Electrically controlled superconducting states at the heterointerface ${\text{SrTiO}}_3/{\text{LaAlO}}_3$

We study the symmetry of Cooper pair in a two-dimensional Hubbard model with the Rashba-type spin-orbit interaction as a minimal model of electron gas generated at a heterointerface of ${\text{SrTiO}}_3/{\text{LaAlO}}_3$. Solving the Éliashberg equation based on the third-order perturbation theory, we find that the gap function consists of the mixing of the spin-singlet $d_{xy}$-wave component and the spin-triplet $\left(p_x\pm i{p}_y\right)$-wave one due to the broken inversion symmetry originating from the Rashba-type spin-orbit interaction.

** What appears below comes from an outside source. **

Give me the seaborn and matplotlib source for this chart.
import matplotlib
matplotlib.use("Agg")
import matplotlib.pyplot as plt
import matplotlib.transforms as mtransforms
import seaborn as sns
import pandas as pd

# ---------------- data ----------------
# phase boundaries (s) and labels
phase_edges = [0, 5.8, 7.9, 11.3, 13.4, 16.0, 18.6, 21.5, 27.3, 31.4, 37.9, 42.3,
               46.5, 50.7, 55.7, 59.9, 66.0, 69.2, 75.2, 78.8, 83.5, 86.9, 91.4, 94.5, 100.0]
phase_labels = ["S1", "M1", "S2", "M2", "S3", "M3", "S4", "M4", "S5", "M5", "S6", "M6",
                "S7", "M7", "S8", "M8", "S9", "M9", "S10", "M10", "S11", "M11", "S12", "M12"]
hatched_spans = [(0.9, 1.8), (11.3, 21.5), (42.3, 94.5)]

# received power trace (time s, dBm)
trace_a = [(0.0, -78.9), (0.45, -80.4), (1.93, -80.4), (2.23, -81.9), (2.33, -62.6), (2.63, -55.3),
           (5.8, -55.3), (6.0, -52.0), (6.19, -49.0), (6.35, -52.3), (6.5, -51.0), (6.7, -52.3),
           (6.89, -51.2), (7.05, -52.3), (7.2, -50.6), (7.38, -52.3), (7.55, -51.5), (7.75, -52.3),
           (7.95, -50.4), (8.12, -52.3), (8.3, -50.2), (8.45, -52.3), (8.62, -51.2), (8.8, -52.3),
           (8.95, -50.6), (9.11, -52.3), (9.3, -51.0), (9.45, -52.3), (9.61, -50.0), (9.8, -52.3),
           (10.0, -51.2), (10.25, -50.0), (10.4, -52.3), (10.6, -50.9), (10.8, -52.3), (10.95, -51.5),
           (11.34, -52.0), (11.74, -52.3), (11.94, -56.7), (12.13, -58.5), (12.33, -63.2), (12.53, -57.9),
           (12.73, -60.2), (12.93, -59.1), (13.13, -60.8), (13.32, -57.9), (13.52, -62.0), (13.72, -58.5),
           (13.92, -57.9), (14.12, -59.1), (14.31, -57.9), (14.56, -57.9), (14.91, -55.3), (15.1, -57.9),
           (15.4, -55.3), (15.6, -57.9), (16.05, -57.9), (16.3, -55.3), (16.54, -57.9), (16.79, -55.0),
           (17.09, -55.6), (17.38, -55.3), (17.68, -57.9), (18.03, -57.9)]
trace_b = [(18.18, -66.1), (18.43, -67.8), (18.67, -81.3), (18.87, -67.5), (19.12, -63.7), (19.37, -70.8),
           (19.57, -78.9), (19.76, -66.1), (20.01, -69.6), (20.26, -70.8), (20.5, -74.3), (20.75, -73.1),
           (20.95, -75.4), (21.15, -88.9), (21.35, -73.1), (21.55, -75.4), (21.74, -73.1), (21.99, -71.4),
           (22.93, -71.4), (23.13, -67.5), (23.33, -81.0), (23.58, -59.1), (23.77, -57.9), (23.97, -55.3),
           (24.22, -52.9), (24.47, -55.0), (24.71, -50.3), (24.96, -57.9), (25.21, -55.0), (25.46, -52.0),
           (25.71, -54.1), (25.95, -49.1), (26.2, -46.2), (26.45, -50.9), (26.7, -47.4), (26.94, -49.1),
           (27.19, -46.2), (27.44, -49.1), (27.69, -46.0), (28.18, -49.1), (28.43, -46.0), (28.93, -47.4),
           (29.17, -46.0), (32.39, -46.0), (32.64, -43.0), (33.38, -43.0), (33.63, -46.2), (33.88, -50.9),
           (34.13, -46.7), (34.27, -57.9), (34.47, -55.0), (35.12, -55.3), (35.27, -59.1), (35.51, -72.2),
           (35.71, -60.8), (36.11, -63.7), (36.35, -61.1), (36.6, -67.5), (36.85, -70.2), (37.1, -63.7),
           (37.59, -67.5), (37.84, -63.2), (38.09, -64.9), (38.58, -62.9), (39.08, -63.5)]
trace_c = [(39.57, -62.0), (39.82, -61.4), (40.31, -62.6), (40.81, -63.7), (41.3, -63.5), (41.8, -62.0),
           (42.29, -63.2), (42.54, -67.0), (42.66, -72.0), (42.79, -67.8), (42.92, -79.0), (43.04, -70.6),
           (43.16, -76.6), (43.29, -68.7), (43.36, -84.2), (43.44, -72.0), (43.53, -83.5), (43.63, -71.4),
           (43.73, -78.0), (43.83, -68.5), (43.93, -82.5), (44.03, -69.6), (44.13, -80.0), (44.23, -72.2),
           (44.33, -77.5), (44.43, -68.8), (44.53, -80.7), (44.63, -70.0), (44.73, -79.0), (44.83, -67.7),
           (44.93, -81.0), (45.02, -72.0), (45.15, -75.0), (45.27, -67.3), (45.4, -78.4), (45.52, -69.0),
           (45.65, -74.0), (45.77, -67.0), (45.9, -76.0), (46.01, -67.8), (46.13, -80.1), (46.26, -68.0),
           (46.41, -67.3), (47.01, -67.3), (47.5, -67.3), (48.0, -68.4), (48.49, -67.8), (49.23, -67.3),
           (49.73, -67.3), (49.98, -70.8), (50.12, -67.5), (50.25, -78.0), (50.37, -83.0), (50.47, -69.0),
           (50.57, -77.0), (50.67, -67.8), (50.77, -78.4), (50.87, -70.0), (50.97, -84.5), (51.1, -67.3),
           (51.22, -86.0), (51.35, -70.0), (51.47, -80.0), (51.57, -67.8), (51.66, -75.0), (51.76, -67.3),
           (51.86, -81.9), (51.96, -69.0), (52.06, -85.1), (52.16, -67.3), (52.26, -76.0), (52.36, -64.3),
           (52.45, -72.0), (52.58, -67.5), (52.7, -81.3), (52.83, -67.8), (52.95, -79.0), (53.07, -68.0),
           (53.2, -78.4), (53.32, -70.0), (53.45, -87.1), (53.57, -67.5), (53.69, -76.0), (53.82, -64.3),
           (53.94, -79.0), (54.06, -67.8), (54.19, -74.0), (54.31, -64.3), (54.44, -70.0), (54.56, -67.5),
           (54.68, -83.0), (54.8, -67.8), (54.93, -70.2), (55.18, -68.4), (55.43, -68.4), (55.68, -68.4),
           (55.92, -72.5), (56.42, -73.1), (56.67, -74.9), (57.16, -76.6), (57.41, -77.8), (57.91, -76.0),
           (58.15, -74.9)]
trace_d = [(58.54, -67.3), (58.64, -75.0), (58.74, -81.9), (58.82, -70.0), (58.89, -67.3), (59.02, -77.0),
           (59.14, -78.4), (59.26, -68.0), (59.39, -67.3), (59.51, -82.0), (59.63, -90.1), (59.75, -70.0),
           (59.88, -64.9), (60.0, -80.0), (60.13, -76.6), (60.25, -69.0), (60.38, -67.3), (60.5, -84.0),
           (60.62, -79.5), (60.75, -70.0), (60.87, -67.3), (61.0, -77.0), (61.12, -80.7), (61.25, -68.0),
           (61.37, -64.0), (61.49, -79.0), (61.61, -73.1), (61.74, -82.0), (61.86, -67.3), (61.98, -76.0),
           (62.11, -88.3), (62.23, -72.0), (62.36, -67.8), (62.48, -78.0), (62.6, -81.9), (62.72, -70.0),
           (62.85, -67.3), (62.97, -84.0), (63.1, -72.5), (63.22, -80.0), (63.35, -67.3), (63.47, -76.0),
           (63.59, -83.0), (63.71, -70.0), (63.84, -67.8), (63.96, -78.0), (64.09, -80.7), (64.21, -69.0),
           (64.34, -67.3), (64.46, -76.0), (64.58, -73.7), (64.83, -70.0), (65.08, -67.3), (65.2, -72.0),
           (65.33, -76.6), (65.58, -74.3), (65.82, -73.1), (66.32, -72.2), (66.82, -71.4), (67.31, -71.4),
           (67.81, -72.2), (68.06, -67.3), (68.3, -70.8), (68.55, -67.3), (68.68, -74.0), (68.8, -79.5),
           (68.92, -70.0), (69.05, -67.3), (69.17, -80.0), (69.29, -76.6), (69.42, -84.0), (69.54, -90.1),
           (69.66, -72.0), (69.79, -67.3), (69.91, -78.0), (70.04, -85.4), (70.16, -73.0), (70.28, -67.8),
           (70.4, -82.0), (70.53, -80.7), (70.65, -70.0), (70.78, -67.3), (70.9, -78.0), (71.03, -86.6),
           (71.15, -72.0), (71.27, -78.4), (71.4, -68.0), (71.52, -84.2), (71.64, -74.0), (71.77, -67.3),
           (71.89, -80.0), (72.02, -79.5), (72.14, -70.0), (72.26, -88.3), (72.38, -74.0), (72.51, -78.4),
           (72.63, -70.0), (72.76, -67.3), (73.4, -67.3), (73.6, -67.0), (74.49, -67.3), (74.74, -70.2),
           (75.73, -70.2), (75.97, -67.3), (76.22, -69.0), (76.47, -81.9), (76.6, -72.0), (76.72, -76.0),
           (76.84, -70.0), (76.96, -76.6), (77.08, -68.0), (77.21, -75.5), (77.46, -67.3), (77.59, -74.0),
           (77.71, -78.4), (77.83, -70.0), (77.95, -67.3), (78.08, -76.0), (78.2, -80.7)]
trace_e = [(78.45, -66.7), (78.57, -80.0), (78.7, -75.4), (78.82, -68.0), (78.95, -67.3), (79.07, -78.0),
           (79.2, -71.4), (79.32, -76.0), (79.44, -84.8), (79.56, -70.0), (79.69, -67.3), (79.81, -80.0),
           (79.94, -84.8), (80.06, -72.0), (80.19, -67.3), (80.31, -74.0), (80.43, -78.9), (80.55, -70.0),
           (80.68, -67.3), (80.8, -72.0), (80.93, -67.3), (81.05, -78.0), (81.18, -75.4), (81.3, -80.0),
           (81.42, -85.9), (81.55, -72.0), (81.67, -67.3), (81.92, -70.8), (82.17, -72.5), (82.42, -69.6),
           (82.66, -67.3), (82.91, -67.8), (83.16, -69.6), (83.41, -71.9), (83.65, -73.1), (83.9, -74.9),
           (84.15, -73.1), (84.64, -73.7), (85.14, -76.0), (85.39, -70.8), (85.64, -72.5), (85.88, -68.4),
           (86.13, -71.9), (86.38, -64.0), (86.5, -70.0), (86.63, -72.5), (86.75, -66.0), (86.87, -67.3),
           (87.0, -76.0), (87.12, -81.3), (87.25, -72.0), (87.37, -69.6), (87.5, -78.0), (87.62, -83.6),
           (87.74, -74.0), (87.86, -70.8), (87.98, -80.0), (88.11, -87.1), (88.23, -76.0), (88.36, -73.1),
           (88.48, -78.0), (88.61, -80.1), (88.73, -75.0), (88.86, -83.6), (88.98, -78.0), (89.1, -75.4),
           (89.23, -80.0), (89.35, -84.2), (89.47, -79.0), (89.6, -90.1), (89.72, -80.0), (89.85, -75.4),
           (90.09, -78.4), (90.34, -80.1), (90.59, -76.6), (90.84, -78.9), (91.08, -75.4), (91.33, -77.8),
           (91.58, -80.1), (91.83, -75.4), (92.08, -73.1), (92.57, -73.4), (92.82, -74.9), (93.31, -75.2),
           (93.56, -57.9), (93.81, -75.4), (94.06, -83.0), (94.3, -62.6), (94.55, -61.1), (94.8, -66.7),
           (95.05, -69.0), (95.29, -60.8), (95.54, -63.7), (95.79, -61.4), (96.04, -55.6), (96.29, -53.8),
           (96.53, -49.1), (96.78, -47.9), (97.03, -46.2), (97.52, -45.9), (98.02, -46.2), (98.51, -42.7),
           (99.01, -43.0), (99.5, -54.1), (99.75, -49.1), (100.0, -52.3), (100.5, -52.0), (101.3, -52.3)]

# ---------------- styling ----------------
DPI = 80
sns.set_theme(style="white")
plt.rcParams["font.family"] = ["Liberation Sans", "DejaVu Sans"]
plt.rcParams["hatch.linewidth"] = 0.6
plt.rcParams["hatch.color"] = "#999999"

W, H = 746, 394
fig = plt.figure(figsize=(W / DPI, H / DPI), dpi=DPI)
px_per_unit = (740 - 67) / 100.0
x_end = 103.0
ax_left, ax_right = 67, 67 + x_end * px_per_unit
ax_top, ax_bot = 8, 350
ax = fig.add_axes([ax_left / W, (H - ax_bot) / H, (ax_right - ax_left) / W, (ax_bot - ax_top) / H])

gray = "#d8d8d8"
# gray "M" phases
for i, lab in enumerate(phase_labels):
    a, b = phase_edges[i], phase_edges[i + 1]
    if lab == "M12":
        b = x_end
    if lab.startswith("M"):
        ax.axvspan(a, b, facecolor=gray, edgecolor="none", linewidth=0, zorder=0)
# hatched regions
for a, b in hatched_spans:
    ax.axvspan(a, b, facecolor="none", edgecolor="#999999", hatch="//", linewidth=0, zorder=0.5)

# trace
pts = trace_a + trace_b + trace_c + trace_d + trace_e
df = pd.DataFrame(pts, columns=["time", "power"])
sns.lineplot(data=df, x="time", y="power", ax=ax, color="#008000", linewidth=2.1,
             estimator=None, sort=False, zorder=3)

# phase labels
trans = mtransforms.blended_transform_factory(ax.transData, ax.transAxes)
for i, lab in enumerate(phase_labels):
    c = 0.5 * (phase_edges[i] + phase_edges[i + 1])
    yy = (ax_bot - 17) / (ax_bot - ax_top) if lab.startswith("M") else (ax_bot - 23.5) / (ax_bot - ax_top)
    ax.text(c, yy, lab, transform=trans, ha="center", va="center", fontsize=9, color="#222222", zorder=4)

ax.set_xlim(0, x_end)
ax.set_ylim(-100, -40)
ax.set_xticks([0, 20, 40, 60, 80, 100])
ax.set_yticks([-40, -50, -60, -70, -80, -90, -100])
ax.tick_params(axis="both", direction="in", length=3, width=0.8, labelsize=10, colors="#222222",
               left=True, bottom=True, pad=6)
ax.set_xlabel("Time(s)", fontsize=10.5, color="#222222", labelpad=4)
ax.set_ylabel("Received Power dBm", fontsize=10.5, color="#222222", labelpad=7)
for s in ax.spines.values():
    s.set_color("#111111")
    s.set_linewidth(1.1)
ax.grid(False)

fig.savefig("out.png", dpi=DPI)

The ratio of the $d$-wave and the $p$-wave component continuously changes with the carrier concentration. We propose that the pairing symmetry is controlled by tuning the gate voltage.

Figure 1

(Color online) The $\mathit{k}$ dependence of the spin-singlet gap function ${\Delta }_{\uparrow \downarrow }\left(\mathit{k},i{\epsilon }_0\right)-{\Delta }_{\downarrow \uparrow }\left(\mathit{k},i{\epsilon }_0\right)$ and the spin-triplet gap function ${\Delta }_{\uparrow \uparrow }\left(\mathit{k},i{\epsilon }_0\right)-{\Delta }_{\downarrow \downarrow }\left(\mathit{k},i{\epsilon }_0\right)$ for $T/t=0.008$, $\lambda /t=0.1$, $U/t=3$, and $n=0.3$, with ${\epsilon }_0=\pi T$. The dotted (green) and solid (black) lines denote the nodal lines and Fermi surfaces, respectively.

Figure 2

(Color online) Eigenvalues of Éliashberg equation against $n$ for $T/t=0.008$ and $U/t=4$.

Figure 3

(Color online) The ratio of the singlet and the triplet components for $T/t=0.008$ and $\lambda /t=0.1$ as a function of $U$.

Figure 4

(Color online) $n\text{−}U$ phase diagram of the symmetry of gap function at $T/t=0.008$. The (red) dashed and (red) dotted lines denote the lines where the corresponding values of $\kappa$ equal to 0 and $\pm 0.4$, respectively. The (black) solid line denotes the boundary between spin-singlet and spin-triplet phase in the absence of the RSOI.